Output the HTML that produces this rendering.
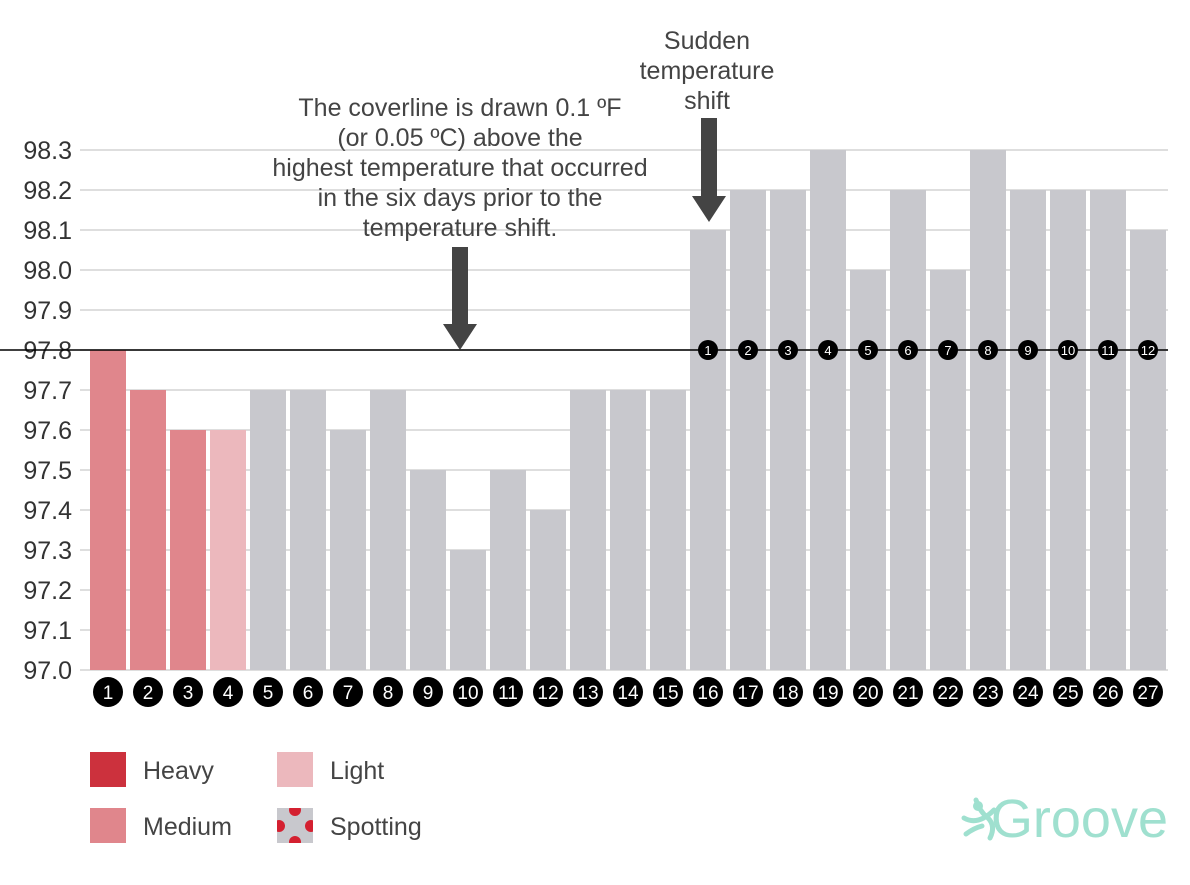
<!DOCTYPE html>
<html><head><meta charset="utf-8"><style>
body{margin:0;background:#fff;}
svg text{font-family:"Liberation Sans",sans-serif;}
</style></head><body>
<svg id="c" width="1190" height="880" xmlns="http://www.w3.org/2000/svg">
<defs><clipPath id="spclip"><rect x="277" y="808" width="36" height="35"/></clipPath></defs>
</svg>
<script>
const days=[1,2,3,4,5,6,7,8,9,10,11,12,13,14,15,16,17,18,19,20,21,22,23,24,25,26,27];
const temps=[97.8,97.7,97.6,97.6,97.7,97.7,97.6,97.7,97.5,97.3,97.5,97.4,97.7,97.7,97.7,98.1,98.2,98.2,98.3,98.0,98.2,98.0,98.3,98.2,98.2,98.2,98.1];
const flow=['medium','medium','medium','light','none','none','none','none','none','none','none','none','none','none','none','none','none','none','none','none','none','none','none','none','none','none','none'];
const yTicks=[97.0,97.1,97.2,97.3,97.4,97.5,97.6,97.7,97.8,97.9,98.0,98.1,98.2,98.3];
const coverline=97.8;
const shiftDay=16;

const svg=document.getElementById('c');
const NS='http://www.w3.org/2000/svg';
function el(t,a,p){const e=document.createElementNS(NS,t);for(const k in a)e.setAttribute(k,a[k]);(p||svg).appendChild(e);return e;}
const y=v=>670-(v-97.0)*400;
const x=d=>90+(d-1)*40;
const colors={medium:'#e0868c',light:'#ecb8bd',heavy:'#cc313d',none:'#c8c8cd'};

yTicks.forEach(t=>{
  const g=el('line',{x1:80,x2:1168,y1:y(t),y2:y(t),stroke:'#dedede','stroke-width':2});
  
  
  const tx=el('text',{x:72,y:y(t)+9,'text-anchor':'end','font-size':25,fill:'#333'});
  tx.textContent=t.toFixed(1);
  
  
});

days.forEach((d,i)=>{
  const r=el('rect',{x:x(d),y:y(temps[i]),width:36,height:670-y(temps[i]),fill:colors[flow[i]]});
  
  
  const c=el('circle',{cx:x(d)+18,cy:692,r:15,fill:'#000'});
  
  
  const t=el('text',{x:x(d)+18,y:699,'text-anchor':'middle','font-size':19,fill:'#fff'});
  t.textContent=d;
  
  
});

const cl=el('line',{x1:0,x2:1168,y1:y(coverline),y2:y(coverline),stroke:'#000','stroke-width':1.5});



days.forEach((d,i)=>{
  if(d<shiftDay)return;
  const n=d-shiftDay+1;
  const c=el('circle',{cx:x(d)+18,cy:y(coverline),r:10,fill:'#000'});
  
  
  const t=el('text',{x:x(d)+18,y:y(coverline)+5,'text-anchor':'middle','font-size':13,fill:'#fff'});
  t.textContent=n;
  
  
});

function arrow(cx,top,tip,name){
  const p=el('polygon',{points:`${cx-8},${top} ${cx+8},${top} ${cx+8},${tip-26} ${cx+17},${tip-26} ${cx},${tip} ${cx-17},${tip-26} ${cx-8},${tip-26}`,fill:'#444'});
  
  
}
arrow(460,247,350,'coverline-arrow');
arrow(709,118,222,'shift-arrow');

function lines(arr,cx,y0,name){
  arr.forEach((s,i)=>{
    const t=el('text',{x:cx,y:y0+i*30,'text-anchor':'middle','font-size':25,fill:'#444'});
    t.textContent=s;
    
    
  });
}
lines(['The coverline is drawn 0.1 ºF','(or 0.05 ºC) above the','highest temperature that occurred','in the six days prior to the','temperature shift.'],460,116,'coverline-annotation');
lines(['Sudden','temperature','shift'],707,49,'shift-annotation');

const leg=[['Heavy',90,752,'#cc313d'],['Medium',90,808,'#e0868c'],['Light',277,752,'#ecb8bd'],['Spotting',277,808,'#c8c8cd']];
leg.forEach(l=>{
  const r=el('rect',{x:l[1],y:l[2],width:36,height:35,fill:l[3]});
  
  
  const t=el('text',{x:l[1]+53,y:l[2]+27,'font-size':25,fill:'#444'});
  t.textContent=l[0];
  
  
});
[[295,810],[279,826],[311,826],[295,842]].forEach(p=>{
  const c=el('circle',{cx:p[0],cy:p[1],r:6,fill:'#d42030','clip-path':'url(#spclip)'});
  
  
});

const g=el('text',{x:1168,y:837,'text-anchor':'end','font-size':54,fill:'#9fe0cf'});
g.textContent='Groove';


const f=el('path',{d:'M976 800 Q980 812 988 818 Q996 826 990 838 M964 818 Q978 826 994 810 M966 834 Q974 828 982 826',stroke:'#9fe0cf','stroke-width':5,fill:'none','stroke-linecap':'round'});


const h=el('circle',{cx:978,cy:806,r:5,fill:'#9fe0cf'});


</script>
</body></html>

**WHAT YOU ARE ASKED TO DO:** Without the pictures, write out the whole listing above exactly as it appears.

**RESULT FOR THIS EXERCISE:**
Output the HTML that produces this rendering.
<!DOCTYPE html>
<html><head><meta charset="utf-8"><style>
body{margin:0;background:#fff;}
svg text{font-family:"Liberation Sans",sans-serif;}
</style></head><body>
<svg id="c" width="1190" height="880" xmlns="http://www.w3.org/2000/svg">
<defs><clipPath id="spclip"><rect x="277" y="808" width="36" height="35"/></clipPath></defs>
</svg>
<script>
const days=[1,2,3,4,5,6,7,8,9,10,11,12,13,14,15,16,17,18,19,20,21,22,23,24,25,26,27];
const temps=[97.8,97.7,97.6,97.6,97.7,97.7,97.6,97.7,97.5,97.3,97.5,97.4,97.7,97.7,97.7,98.1,98.2,98.2,98.3,98.0,98.2,98.0,98.3,98.2,98.2,98.2,98.1];
const flow=['medium','medium','medium','light','none','none','none','none','none','none','none','none','none','none','none','none','none','none','none','none','none','none','none','none','none','none','none'];
const yTicks=[97.0,97.1,97.2,97.3,97.4,97.5,97.6,97.7,97.8,97.9,98.0,98.1,98.2,98.3];
const coverline=97.8;
const shiftDay=16;

const svg=document.getElementById('c');
const NS='http://www.w3.org/2000/svg';
function el(t,a,p){const e=document.createElementNS(NS,t);for(const k in a)e.setAttribute(k,a[k]);(p||svg).appendChild(e);return e;}
const y=v=>670-(v-97.0)*400;
const x=d=>90+(d-1)*40;
const colors={medium:'#e0868c',light:'#ecb8bd',heavy:'#cc313d',none:'#c8c8cd'};

yTicks.forEach(t=>{
  const g=el('line',{x1:80,x2:1168,y1:y(t),y2:y(t),stroke:'#dedede','stroke-width':2});
  
  
  const tx=el('text',{x:72,y:y(t)+9,'text-anchor':'end','font-size':25,fill:'#333'});
  tx.textContent=t.toFixed(1);
  
  
});

days.forEach((d,i)=>{
  const r=el('rect',{x:x(d),y:y(temps[i]),width:36,height:670-y(temps[i]),fill:colors[flow[i]]});
  
  
  const c=el('circle',{cx:x(d)+18,cy:692,r:15,fill:'#000'});
  
  
  const t=el('text',{x:x(d)+18,y:699,'text-anchor':'middle','font-size':19,fill:'#fff'});
  t.textContent=d;
  
  
});

const cl=el('line',{x1:0,x2:1168,y1:y(coverline),y2:y(coverline),stroke:'#000','stroke-width':1.5});



days.forEach((d,i)=>{
  if(d<shiftDay)return;
  const n=d-shiftDay+1;
  const c=el('circle',{cx:x(d)+18,cy:y(coverline),r:10,fill:'#000'});
  
  
  const t=el('text',{x:x(d)+18,y:y(coverline)+5,'text-anchor':'middle','font-size':13,fill:'#fff'});
  t.textContent=n;
  
  
});

function arrow(cx,top,tip,name){
  const p=el('polygon',{points:`${cx-8},${top} ${cx+8},${top} ${cx+8},${tip-26} ${cx+17},${tip-26} ${cx},${tip} ${cx-17},${tip-26} ${cx-8},${tip-26}`,fill:'#444'});
  
  
}
arrow(460,247,350,'coverline-arrow');
arrow(709,118,222,'shift-arrow');

function lines(arr,cx,y0,name){
  arr.forEach((s,i)=>{
    const t=el('text',{x:cx,y:y0+i*30,'text-anchor':'middle','font-size':25,fill:'#444'});
    t.textContent=s;
    
    
  });
}
lines(['The coverline is drawn 0.1 ºF','(or 0.05 ºC) above the','highest temperature that occurred','in the six days prior to the','temperature shift.'],460,116,'coverline-annotation');
lines(['Sudden','temperature','shift'],707,49,'shift-annotation');

const leg=[['Heavy',90,752,'#cc313d'],['Medium',90,808,'#e0868c'],['Light',277,752,'#ecb8bd'],['Spotting',277,808,'#c8c8cd']];
leg.forEach(l=>{
  const r=el('rect',{x:l[1],y:l[2],width:36,height:35,fill:l[3]});
  
  
  const t=el('text',{x:l[1]+53,y:l[2]+27,'font-size':25,fill:'#444'});
  t.textContent=l[0];
  
  
});
[[295,810],[279,826],[311,826],[295,842]].forEach(p=>{
  const c=el('circle',{cx:p[0],cy:p[1],r:6,fill:'#d42030','clip-path':'url(#spclip)'});
  
  
});

const g=el('text',{x:1168,y:837,'text-anchor':'end','font-size':54,fill:'#9fe0cf'});
g.textContent='Groove';


const f=el('path',{d:'M976 800 Q980 812 988 818 Q996 826 990 838 M964 818 Q978 826 994 810 M966 834 Q974 828 982 826',stroke:'#9fe0cf','stroke-width':5,fill:'none','stroke-linecap':'round'});


const h=el('circle',{cx:978,cy:806,r:5,fill:'#9fe0cf'});


</script>
</body></html>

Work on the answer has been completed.